— Start of LISTED RECORDS —

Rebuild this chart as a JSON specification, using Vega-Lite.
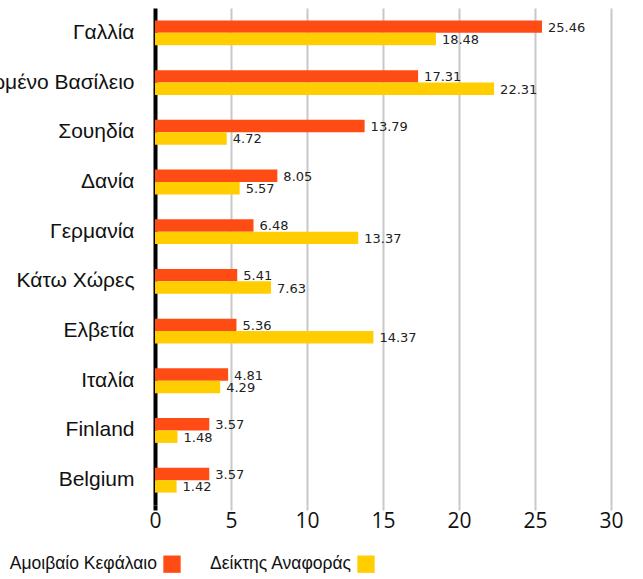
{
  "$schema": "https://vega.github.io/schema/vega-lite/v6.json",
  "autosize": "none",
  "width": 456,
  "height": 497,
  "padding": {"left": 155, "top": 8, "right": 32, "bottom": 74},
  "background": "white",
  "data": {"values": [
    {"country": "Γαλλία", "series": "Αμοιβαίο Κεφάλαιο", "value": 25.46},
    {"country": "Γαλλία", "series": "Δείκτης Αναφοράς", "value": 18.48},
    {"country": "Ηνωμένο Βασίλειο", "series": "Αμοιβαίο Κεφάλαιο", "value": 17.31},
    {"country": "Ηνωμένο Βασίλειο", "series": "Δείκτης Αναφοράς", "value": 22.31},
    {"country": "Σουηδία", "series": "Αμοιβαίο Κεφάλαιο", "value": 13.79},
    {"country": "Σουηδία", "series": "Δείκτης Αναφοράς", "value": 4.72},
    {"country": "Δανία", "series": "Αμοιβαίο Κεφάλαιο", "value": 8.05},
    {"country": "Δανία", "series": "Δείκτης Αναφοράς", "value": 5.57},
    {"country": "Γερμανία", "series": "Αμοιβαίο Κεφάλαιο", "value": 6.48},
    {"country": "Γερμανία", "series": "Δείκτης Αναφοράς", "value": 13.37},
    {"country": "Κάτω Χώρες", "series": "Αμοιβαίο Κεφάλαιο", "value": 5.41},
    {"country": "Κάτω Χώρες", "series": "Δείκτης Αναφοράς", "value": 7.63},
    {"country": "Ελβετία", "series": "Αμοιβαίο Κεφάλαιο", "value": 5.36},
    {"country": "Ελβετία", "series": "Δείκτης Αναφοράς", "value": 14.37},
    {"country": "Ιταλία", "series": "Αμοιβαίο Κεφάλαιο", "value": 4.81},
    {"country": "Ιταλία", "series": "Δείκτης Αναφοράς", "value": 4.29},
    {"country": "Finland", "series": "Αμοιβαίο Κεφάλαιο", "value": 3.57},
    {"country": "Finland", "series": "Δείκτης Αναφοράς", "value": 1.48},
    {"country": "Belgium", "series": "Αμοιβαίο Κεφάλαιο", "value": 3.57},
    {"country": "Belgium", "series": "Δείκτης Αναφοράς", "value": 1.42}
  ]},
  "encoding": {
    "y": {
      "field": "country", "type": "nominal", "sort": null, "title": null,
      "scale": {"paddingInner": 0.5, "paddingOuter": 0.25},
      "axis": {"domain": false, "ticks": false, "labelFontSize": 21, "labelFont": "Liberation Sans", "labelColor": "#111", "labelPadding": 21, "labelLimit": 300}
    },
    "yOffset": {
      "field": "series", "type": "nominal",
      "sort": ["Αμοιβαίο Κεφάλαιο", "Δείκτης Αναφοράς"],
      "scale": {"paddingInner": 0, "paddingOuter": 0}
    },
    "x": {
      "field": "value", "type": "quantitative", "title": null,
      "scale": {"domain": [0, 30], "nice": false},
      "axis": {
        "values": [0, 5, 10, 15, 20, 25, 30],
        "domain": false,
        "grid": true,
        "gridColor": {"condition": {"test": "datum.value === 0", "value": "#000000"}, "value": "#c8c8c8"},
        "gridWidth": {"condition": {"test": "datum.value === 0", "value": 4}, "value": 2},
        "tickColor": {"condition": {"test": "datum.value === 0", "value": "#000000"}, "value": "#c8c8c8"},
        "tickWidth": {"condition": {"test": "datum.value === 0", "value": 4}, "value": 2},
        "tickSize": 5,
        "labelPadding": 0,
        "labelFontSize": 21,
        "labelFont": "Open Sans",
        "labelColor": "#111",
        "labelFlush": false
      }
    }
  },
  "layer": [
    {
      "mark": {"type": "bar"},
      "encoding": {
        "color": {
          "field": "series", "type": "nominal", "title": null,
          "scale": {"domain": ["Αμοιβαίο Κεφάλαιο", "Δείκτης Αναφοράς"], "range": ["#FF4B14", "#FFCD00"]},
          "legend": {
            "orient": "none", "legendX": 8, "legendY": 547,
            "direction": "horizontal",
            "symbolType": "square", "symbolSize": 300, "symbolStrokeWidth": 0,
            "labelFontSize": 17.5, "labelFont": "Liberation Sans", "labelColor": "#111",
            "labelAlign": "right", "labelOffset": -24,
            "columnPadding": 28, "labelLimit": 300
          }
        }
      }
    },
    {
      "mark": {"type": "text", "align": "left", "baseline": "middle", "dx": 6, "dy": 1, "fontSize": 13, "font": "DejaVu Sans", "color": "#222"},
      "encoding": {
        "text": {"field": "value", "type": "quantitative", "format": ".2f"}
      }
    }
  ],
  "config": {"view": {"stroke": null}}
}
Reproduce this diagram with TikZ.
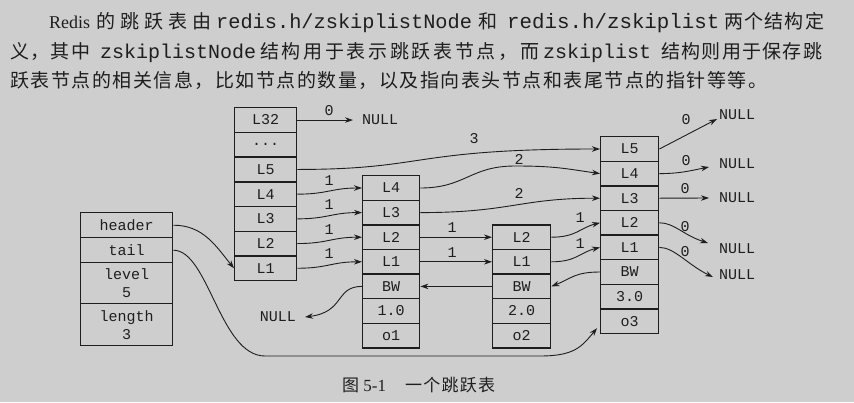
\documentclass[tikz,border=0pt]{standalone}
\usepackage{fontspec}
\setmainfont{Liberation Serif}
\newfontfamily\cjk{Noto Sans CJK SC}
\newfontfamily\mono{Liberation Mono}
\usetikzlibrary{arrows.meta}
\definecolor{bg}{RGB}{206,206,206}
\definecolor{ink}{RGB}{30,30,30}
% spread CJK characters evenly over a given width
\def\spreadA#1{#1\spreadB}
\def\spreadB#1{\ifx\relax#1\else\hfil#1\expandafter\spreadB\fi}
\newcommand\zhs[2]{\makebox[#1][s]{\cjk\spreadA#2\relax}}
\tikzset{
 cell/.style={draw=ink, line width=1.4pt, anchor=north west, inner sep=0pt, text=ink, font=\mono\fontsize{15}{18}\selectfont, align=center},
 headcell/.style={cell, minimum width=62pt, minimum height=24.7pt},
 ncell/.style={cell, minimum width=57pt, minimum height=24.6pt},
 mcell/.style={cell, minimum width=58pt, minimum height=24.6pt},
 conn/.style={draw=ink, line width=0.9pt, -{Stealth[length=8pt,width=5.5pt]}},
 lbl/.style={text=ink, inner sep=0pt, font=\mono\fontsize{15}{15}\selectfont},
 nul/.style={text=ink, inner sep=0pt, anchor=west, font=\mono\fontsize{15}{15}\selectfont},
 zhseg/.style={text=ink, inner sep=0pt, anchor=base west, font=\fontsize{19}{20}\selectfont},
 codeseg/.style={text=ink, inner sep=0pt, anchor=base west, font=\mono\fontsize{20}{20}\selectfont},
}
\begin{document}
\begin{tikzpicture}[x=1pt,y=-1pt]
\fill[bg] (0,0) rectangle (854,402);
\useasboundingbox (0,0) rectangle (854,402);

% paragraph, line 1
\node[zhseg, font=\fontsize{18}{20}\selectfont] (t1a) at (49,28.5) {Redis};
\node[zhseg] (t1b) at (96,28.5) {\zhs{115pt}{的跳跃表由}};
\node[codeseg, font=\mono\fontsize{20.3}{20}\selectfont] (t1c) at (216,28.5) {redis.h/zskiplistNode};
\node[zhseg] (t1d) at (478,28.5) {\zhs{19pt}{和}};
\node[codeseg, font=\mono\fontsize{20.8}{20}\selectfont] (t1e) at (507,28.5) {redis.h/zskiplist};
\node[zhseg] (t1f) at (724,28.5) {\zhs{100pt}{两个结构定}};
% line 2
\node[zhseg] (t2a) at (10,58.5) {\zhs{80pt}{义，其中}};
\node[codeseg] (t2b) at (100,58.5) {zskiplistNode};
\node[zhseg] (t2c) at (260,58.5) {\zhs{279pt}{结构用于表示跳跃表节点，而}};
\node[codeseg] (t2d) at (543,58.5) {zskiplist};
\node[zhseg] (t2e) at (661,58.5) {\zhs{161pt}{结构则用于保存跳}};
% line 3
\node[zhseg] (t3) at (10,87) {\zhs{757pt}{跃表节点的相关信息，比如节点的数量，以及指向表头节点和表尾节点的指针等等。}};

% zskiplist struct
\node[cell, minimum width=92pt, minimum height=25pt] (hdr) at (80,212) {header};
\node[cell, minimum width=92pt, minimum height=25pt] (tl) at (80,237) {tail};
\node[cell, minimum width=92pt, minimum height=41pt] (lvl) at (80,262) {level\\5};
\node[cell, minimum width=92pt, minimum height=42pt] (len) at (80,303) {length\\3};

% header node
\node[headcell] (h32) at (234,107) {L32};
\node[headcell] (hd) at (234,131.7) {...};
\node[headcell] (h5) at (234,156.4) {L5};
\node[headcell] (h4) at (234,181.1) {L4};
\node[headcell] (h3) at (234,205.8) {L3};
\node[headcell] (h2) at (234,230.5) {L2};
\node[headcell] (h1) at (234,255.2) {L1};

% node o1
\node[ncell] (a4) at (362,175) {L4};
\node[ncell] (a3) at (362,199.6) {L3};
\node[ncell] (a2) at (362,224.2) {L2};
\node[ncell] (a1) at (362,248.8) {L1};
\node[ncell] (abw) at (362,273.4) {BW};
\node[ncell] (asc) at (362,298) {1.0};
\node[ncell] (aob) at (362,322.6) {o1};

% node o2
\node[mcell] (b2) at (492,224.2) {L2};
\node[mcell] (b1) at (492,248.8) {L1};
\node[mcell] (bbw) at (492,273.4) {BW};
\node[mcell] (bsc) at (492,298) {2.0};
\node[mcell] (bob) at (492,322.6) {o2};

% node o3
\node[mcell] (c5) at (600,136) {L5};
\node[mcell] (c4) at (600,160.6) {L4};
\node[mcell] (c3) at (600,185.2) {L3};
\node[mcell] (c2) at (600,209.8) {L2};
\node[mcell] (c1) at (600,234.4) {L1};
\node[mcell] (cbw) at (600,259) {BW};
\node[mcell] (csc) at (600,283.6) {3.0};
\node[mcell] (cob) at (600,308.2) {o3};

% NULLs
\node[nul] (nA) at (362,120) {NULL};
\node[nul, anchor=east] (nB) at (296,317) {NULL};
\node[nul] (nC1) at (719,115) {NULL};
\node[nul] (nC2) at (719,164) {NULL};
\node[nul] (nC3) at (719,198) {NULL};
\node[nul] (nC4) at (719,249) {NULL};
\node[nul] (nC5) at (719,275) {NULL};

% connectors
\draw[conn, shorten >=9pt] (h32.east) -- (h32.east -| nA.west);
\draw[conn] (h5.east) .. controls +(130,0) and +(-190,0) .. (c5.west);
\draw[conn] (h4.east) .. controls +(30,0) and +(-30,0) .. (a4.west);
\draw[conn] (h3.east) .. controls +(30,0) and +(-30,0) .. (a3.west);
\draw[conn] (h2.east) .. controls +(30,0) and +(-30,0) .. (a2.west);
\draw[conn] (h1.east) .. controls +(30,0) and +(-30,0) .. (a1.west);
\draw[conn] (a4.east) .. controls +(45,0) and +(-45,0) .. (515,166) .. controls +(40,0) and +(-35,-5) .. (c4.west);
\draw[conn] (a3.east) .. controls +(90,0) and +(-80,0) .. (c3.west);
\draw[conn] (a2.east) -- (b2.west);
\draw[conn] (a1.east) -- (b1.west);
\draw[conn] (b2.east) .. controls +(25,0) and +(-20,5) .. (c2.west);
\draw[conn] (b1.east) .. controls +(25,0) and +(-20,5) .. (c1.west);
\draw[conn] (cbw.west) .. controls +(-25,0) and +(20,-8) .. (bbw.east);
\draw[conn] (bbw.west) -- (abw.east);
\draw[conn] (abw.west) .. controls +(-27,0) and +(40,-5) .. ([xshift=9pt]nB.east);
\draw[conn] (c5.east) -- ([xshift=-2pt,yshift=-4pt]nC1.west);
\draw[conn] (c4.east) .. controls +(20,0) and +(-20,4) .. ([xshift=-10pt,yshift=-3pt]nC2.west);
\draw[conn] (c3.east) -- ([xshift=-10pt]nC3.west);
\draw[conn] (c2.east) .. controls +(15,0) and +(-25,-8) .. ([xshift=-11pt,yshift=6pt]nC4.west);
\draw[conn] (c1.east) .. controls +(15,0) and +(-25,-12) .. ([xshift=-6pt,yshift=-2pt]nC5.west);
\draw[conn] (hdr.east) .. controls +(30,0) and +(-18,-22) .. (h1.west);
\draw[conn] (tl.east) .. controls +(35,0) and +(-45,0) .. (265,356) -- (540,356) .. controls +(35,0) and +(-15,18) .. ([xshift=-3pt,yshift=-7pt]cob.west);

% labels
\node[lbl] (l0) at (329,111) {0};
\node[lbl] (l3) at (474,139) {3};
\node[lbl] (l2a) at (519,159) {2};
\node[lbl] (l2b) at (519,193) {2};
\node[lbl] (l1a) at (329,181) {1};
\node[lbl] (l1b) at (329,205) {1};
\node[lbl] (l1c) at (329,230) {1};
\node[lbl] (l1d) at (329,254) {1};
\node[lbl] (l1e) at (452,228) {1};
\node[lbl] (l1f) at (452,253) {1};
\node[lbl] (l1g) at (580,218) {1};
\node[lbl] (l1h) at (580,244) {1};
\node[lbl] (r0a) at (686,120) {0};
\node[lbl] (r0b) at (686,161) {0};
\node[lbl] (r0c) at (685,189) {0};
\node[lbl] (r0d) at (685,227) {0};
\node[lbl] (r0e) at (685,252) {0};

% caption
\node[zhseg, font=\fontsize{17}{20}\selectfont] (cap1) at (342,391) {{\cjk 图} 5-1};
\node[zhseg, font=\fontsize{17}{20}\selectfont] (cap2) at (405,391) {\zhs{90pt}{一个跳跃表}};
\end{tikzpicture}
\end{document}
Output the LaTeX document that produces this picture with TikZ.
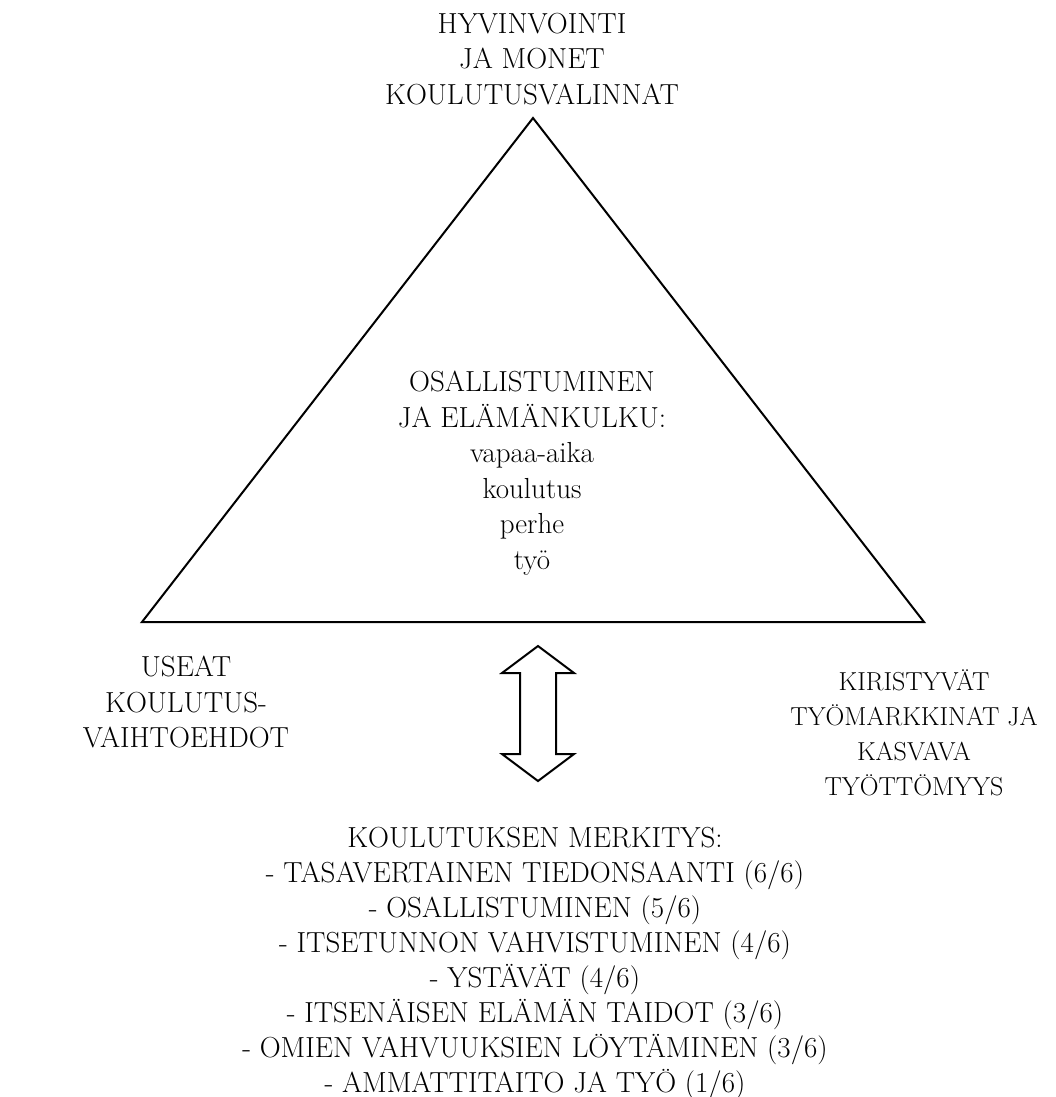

— End of LISTED RECORDS —

# EXERCISE BRIEF
Using the listing above, list every line in which the string "with" occurs.

# REPLY TO THE EXERCISE
Reproduce this diagram with TikZ.
Output the LaTeX document that produces this picture with TikZ.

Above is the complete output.